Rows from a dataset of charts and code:
- - - - - - -

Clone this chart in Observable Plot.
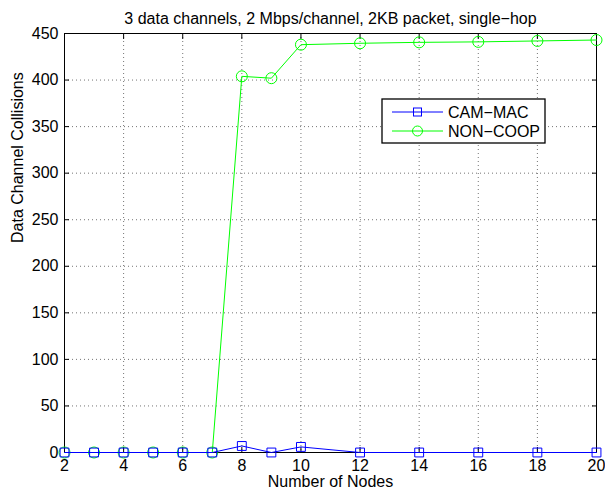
<!DOCTYPE html>
<html>
<head>
<meta charset="utf-8">
<script src="https://cdn.jsdelivr.net/npm/d3@7"></script>
<script src="https://cdn.jsdelivr.net/npm/@observablehq/plot@0.6"></script>
<style>
  html, body { margin: 0; padding: 0; background: white; }
</style>
</head>
<body>
<div id="chart"></div>
<script>
const titleText = "3 data channels, 2 Mbps/channel, 2KB packet, single\u2212hop";
const xLabel = "Number of Nodes";
const yLabel = "Data Channel Collisions";
const nodes = [2, 3, 4, 5, 6, 7, 8, 9, 10, 12, 14, 16, 18, 20];
const camMac = [0, 0, 0, 0, 0, 0, 7, 0, 6, 0, 0, 0, 0, 0];
const nonCoop = [0, 0, 0, 0, 0, 0, 404, 402, 438, 439.5, 440.5, 441, 442, 443];
const seriesNames = ["CAM\u2212MAC", "NON\u2212COOP"];
const seriesColors = ["#0000ff", "#00ff00"];
const xTicks = [2, 4, 6, 8, 10, 12, 14, 16, 18, 20];
const yTicks = [0, 50, 100, 150, 200, 250, 300, 350, 400, 450];

const camData = nodes.map((n, i) => ({n, v: camMac[i]}));
const nonData = nodes.map((n, i) => ({n, v: nonCoop[i]}));

const font = "'Liberation Sans', Arial, Helvetica, sans-serif";
const fs = 16;
const gridStyle = {stroke: "#000", strokeOpacity: 0.55, strokeDasharray: "1,3", strokeWidth: 1};

const chart = Plot.plot({
  width: 605,
  height: 496,
  marginLeft: 64,
  marginRight: 9,
  marginTop: 33,
  marginBottom: 44,
  style: {fontFamily: font, fontSize: fs + "px", background: "white", color: "black"},
  x: {domain: [2, 20], label: null},
  y: {domain: [0, 450], label: null},
  marks: [
    Plot.gridX(xTicks, gridStyle),
    Plot.gridY(yTicks, gridStyle),
    Plot.axisX({ticks: xTicks, anchor: "bottom", tickSize: 0, tickPadding: 7, fontSize: fs, label: null}),
    Plot.axisY({ticks: yTicks, anchor: "left", tickSize: 0, tickPadding: 6, fontSize: fs, label: null}),
    Plot.axisX({ticks: xTicks, anchor: "bottom", tickSize: -5, tickFormat: () => "", label: null}),
    Plot.axisX({ticks: xTicks, anchor: "top", tickSize: -5, tickFormat: () => "", label: null}),
    Plot.axisY({ticks: yTicks, anchor: "left", tickSize: -5, tickFormat: () => "", label: null}),
    Plot.axisY({ticks: yTicks, anchor: "right", tickSize: -5, tickFormat: () => "", label: null}),
    Plot.frame({stroke: "black", strokeWidth: 1}),
    Plot.line(nonData, {x: "n", y: "v", stroke: seriesColors[1], strokeWidth: 1}),
    Plot.dot(nonData, {x: "n", y: "v", stroke: seriesColors[1], symbol: "circle", r: 5.5, strokeWidth: 1, fill: "none"}),
    Plot.line(camData, {x: "n", y: "v", stroke: seriesColors[0], strokeWidth: 1}),
    Plot.dot(camData, {x: "n", y: "v", stroke: seriesColors[0], symbol: "square", r: 5, strokeWidth: 1, fill: "none"}),
    Plot.text([titleText], {frameAnchor: "top", dy: -21, fontSize: fs, fill: "black"}),
    Plot.text([xLabel], {frameAnchor: "bottom", dy: 34, fontSize: fs, fill: "black"}),
    Plot.text([yLabel], {frameAnchor: "left", dx: -47, rotate: -90, fontSize: fs, fill: "black"})
  ]
});

// Legend (inside plot area, MATLAB style)
const svg = d3.select(chart);
const lg = svg.append("g").attr("font-family", font).attr("font-size", fs).attr("text-anchor", "start");
const bx = 382, by = 99, bw = 163, bh = 44;
lg.append("rect").attr("x", bx).attr("y", by).attr("width", bw).attr("height", bh)
  .attr("fill", "white").attr("stroke", "black").attr("stroke-width", 1.3);
const rows = [by + 13, by + 32];
seriesNames.forEach((name, i) => {
  const yy = rows[i];
  lg.append("line").attr("x1", bx + 10).attr("x2", bx + 61).attr("y1", yy).attr("y2", yy)
    .attr("stroke", seriesColors[i]).attr("stroke-width", 1);
  if (i === 0) {
    lg.append("rect").attr("x", bx + 35.5 - 4).attr("y", yy - 4).attr("width", 8).attr("height", 8)
      .attr("fill", "none").attr("stroke", seriesColors[i]);
  } else {
    lg.append("circle").attr("cx", bx + 35.5).attr("cy", yy).attr("r", 5)
      .attr("fill", "none").attr("stroke", seriesColors[i]);
  }
  lg.append("text").attr("x", bx + 66).attr("y", yy).attr("dy", "0.36em").attr("fill", "black").text(name);
});

document.getElementById("chart").appendChild(chart);
</script>
</body>
</html>
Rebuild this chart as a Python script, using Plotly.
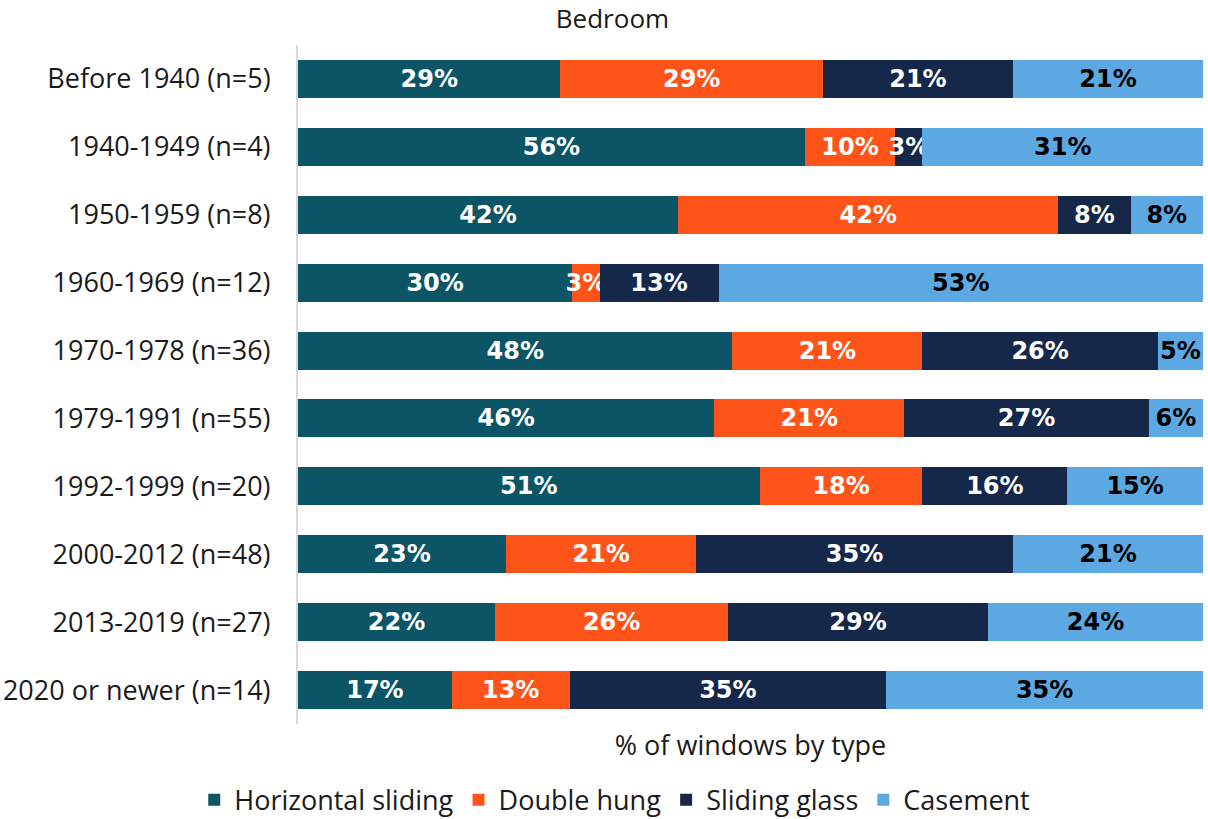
import plotly.graph_objects as go

categories = ["Before 1940 (n=5)", "1940-1949 (n=4)", "1950-1959 (n=8)", "1960-1969 (n=12)",
              "1970-1978 (n=36)", "1979-1991 (n=55)", "1992-1999 (n=20)", "2000-2012 (n=48)",
              "2013-2019 (n=27)", "2020 or newer (n=14)"]
horizontal_sliding = [29, 56, 42, 30, 48, 46, 51, 23, 22, 17]
double_hung = [29, 10, 42, 3, 21, 21, 18, 21, 26, 13]
sliding_glass = [21, 3, 8, 13, 26, 27, 16, 35, 29, 35]
casement = [21, 31, 8, 53, 5, 6, 15, 21, 24, 35]

series = [
    ("Horizontal sliding", horizontal_sliding, "#0B5566", "white"),
    ("Double hung", double_hung, "#FF5419", "white"),
    ("Sliding glass", sliding_glass, "#15284A", "white"),
    ("Casement", casement, "#5BA8E3", "black"),
]

FONT = "Open Sans"
BOLD = "DejaVu Sans"
TXT = "#1a1a1a"
fig = go.Figure()
for name, vals, color, tcolor in series:
    fig.add_trace(go.Bar(
        y=categories, x=vals, name=name, orientation="h",
        marker=dict(color=color, line=dict(width=0)),
        text=[f"{v}%" for v in vals], textposition="inside",
        insidetextanchor="middle", textangle=0,
        textfont=dict(family=BOLD, size=24, color=tcolor, weight="bold"),
        hoverinfo="skip",
    ))

fig.update_layout(
    barmode="stack", barnorm="percent", bargap=0.44,
    width=1208, height=819,
    margin=dict(l=298, r=5, t=45, b=95, autoexpand=False),
    plot_bgcolor="white", paper_bgcolor="white",
    font=dict(family=FONT, size=26, color=TXT),
    title=dict(text="Bedroom", x=0.507, xanchor="center", y=0.977, yanchor="middle",
               pad=dict(t=0, b=0, l=0, r=0),
               font=dict(family=FONT, size=26, color=TXT)),
    uniformtext=dict(mode="show", minsize=24),
    legend=dict(orientation="h", x=0.35, xanchor="center", y=-0.076, yanchor="top",
                itemwidth=30,
                font=dict(family=FONT, size=27, color=TXT), traceorder="normal"),
    xaxis=dict(range=[0, 100], showticklabels=False, showgrid=False, zeroline=False,
               showline=False, ticks="", automargin=False,
               title=dict(text="% of windows by type", standoff=12,
                          font=dict(family=FONT, size=27, color=TXT))),
    yaxis=dict(autorange="reversed", showgrid=False, zeroline=False, showline=True,
               linecolor="#d9d9d9", linewidth=2, ticks="", ticklabelstandoff=20,
               automargin=False,
               tickfont=dict(family=FONT, size=27, color=TXT)),
)

fig.write_html("out.html", config={"displayModeBar": False},
               post_script="document.body.style.margin='0';document.body.style.overflow='hidden';")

- - - - - - -

Omit all pictures while transcribing the entries verbatim.

Clone this chart in Observable Plot.
<!DOCTYPE html>
<html>
<head>
<meta charset="utf-8">
<script src="https://cdn.jsdelivr.net/npm/d3@7"></script>
<script src="https://cdn.jsdelivr.net/npm/@observablehq/plot@0.6"></script>
<style>
  html, body { margin: 0; padding: 0; background: white; }
</style>
</head>
<body>
<div id="chart"></div>
<script>
const titleText = "3 data channels, 2 Mbps/channel, 2KB packet, single\u2212hop";
const xLabel = "Number of Nodes";
const yLabel = "Data Channel Collisions";
const nodes = [2, 3, 4, 5, 6, 7, 8, 9, 10, 12, 14, 16, 18, 20];
const camMac = [0, 0, 0, 0, 0, 0, 7, 0, 6, 0, 0, 0, 0, 0];
const nonCoop = [0, 0, 0, 0, 0, 0, 404, 402, 438, 439.5, 440.5, 441, 442, 443];
const seriesNames = ["CAM\u2212MAC", "NON\u2212COOP"];
const seriesColors = ["#0000ff", "#00ff00"];
const xTicks = [2, 4, 6, 8, 10, 12, 14, 16, 18, 20];
const yTicks = [0, 50, 100, 150, 200, 250, 300, 350, 400, 450];

const camData = nodes.map((n, i) => ({n, v: camMac[i]}));
const nonData = nodes.map((n, i) => ({n, v: nonCoop[i]}));

const font = "'Liberation Sans', Arial, Helvetica, sans-serif";
const fs = 16;
const gridStyle = {stroke: "#000", strokeOpacity: 0.55, strokeDasharray: "1,3", strokeWidth: 1};

const chart = Plot.plot({
  width: 605,
  height: 496,
  marginLeft: 64,
  marginRight: 9,
  marginTop: 33,
  marginBottom: 44,
  style: {fontFamily: font, fontSize: fs + "px", background: "white", color: "black"},
  x: {domain: [2, 20], label: null},
  y: {domain: [0, 450], label: null},
  marks: [
    Plot.gridX(xTicks, gridStyle),
    Plot.gridY(yTicks, gridStyle),
    Plot.axisX({ticks: xTicks, anchor: "bottom", tickSize: 0, tickPadding: 7, fontSize: fs, label: null}),
    Plot.axisY({ticks: yTicks, anchor: "left", tickSize: 0, tickPadding: 6, fontSize: fs, label: null}),
    Plot.axisX({ticks: xTicks, anchor: "bottom", tickSize: -5, tickFormat: () => "", label: null}),
    Plot.axisX({ticks: xTicks, anchor: "top", tickSize: -5, tickFormat: () => "", label: null}),
    Plot.axisY({ticks: yTicks, anchor: "left", tickSize: -5, tickFormat: () => "", label: null}),
    Plot.axisY({ticks: yTicks, anchor: "right", tickSize: -5, tickFormat: () => "", label: null}),
    Plot.frame({stroke: "black", strokeWidth: 1}),
    Plot.line(nonData, {x: "n", y: "v", stroke: seriesColors[1], strokeWidth: 1}),
    Plot.dot(nonData, {x: "n", y: "v", stroke: seriesColors[1], symbol: "circle", r: 5.5, strokeWidth: 1, fill: "none"}),
    Plot.line(camData, {x: "n", y: "v", stroke: seriesColors[0], strokeWidth: 1}),
    Plot.dot(camData, {x: "n", y: "v", stroke: seriesColors[0], symbol: "square", r: 5, strokeWidth: 1, fill: "none"}),
    Plot.text([titleText], {frameAnchor: "top", dy: -21, fontSize: fs, fill: "black"}),
    Plot.text([xLabel], {frameAnchor: "bottom", dy: 34, fontSize: fs, fill: "black"}),
    Plot.text([yLabel], {frameAnchor: "left", dx: -47, rotate: -90, fontSize: fs, fill: "black"})
  ]
});

// Legend (inside plot area, MATLAB style)
const svg = d3.select(chart);
const lg = svg.append("g").attr("font-family", font).attr("font-size", fs).attr("text-anchor", "start");
const bx = 382, by = 99, bw = 163, bh = 44;
lg.append("rect").attr("x", bx).attr("y", by).attr("width", bw).attr("height", bh)
  .attr("fill", "white").attr("stroke", "black").attr("stroke-width", 1.3);
const rows = [by + 13, by + 32];
seriesNames.forEach((name, i) => {
  const yy = rows[i];
  lg.append("line").attr("x1", bx + 10).attr("x2", bx + 61).attr("y1", yy).attr("y2", yy)
    .attr("stroke", seriesColors[i]).attr("stroke-width", 1);
  if (i === 0) {
    lg.append("rect").attr("x", bx + 35.5 - 4).attr("y", yy - 4).attr("width", 8).attr("height", 8)
      .attr("fill", "none").attr("stroke", seriesColors[i]);
  } else {
    lg.append("circle").attr("cx", bx + 35.5).attr("cy", yy).attr("r", 5)
      .attr("fill", "none").attr("stroke", seriesColors[i]);
  }
  lg.append("text").attr("x", bx + 66).attr("y", yy).attr("dy", "0.36em").attr("fill", "black").text(name);
});

document.getElementById("chart").appendChild(chart);
</script>
</body>
</html>
Rebuild this chart as a Python script, using Plotly.
import plotly.graph_objects as go

categories = ["Before 1940 (n=5)", "1940-1949 (n=4)", "1950-1959 (n=8)", "1960-1969 (n=12)",
              "1970-1978 (n=36)", "1979-1991 (n=55)", "1992-1999 (n=20)", "2000-2012 (n=48)",
              "2013-2019 (n=27)", "2020 or newer (n=14)"]
horizontal_sliding = [29, 56, 42, 30, 48, 46, 51, 23, 22, 17]
double_hung = [29, 10, 42, 3, 21, 21, 18, 21, 26, 13]
sliding_glass = [21, 3, 8, 13, 26, 27, 16, 35, 29, 35]
casement = [21, 31, 8, 53, 5, 6, 15, 21, 24, 35]

series = [
    ("Horizontal sliding", horizontal_sliding, "#0B5566", "white"),
    ("Double hung", double_hung, "#FF5419", "white"),
    ("Sliding glass", sliding_glass, "#15284A", "white"),
    ("Casement", casement, "#5BA8E3", "black"),
]

FONT = "Open Sans"
BOLD = "DejaVu Sans"
TXT = "#1a1a1a"
fig = go.Figure()
for name, vals, color, tcolor in series:
    fig.add_trace(go.Bar(
        y=categories, x=vals, name=name, orientation="h",
        marker=dict(color=color, line=dict(width=0)),
        text=[f"{v}%" for v in vals], textposition="inside",
        insidetextanchor="middle", textangle=0,
        textfont=dict(family=BOLD, size=24, color=tcolor, weight="bold"),
        hoverinfo="skip",
    ))

fig.update_layout(
    barmode="stack", barnorm="percent", bargap=0.44,
    width=1208, height=819,
    margin=dict(l=298, r=5, t=45, b=95, autoexpand=False),
    plot_bgcolor="white", paper_bgcolor="white",
    font=dict(family=FONT, size=26, color=TXT),
    title=dict(text="Bedroom", x=0.507, xanchor="center", y=0.977, yanchor="middle",
               pad=dict(t=0, b=0, l=0, r=0),
               font=dict(family=FONT, size=26, color=TXT)),
    uniformtext=dict(mode="show", minsize=24),
    legend=dict(orientation="h", x=0.35, xanchor="center", y=-0.076, yanchor="top",
                itemwidth=30,
                font=dict(family=FONT, size=27, color=TXT), traceorder="normal"),
    xaxis=dict(range=[0, 100], showticklabels=False, showgrid=False, zeroline=False,
               showline=False, ticks="", automargin=False,
               title=dict(text="% of windows by type", standoff=12,
                          font=dict(family=FONT, size=27, color=TXT))),
    yaxis=dict(autorange="reversed", showgrid=False, zeroline=False, showline=True,
               linecolor="#d9d9d9", linewidth=2, ticks="", ticklabelstandoff=20,
               automargin=False,
               tickfont=dict(family=FONT, size=27, color=TXT)),
)

fig.write_html("out.html", config={"displayModeBar": False},
               post_script="document.body.style.margin='0';document.body.style.overflow='hidden';")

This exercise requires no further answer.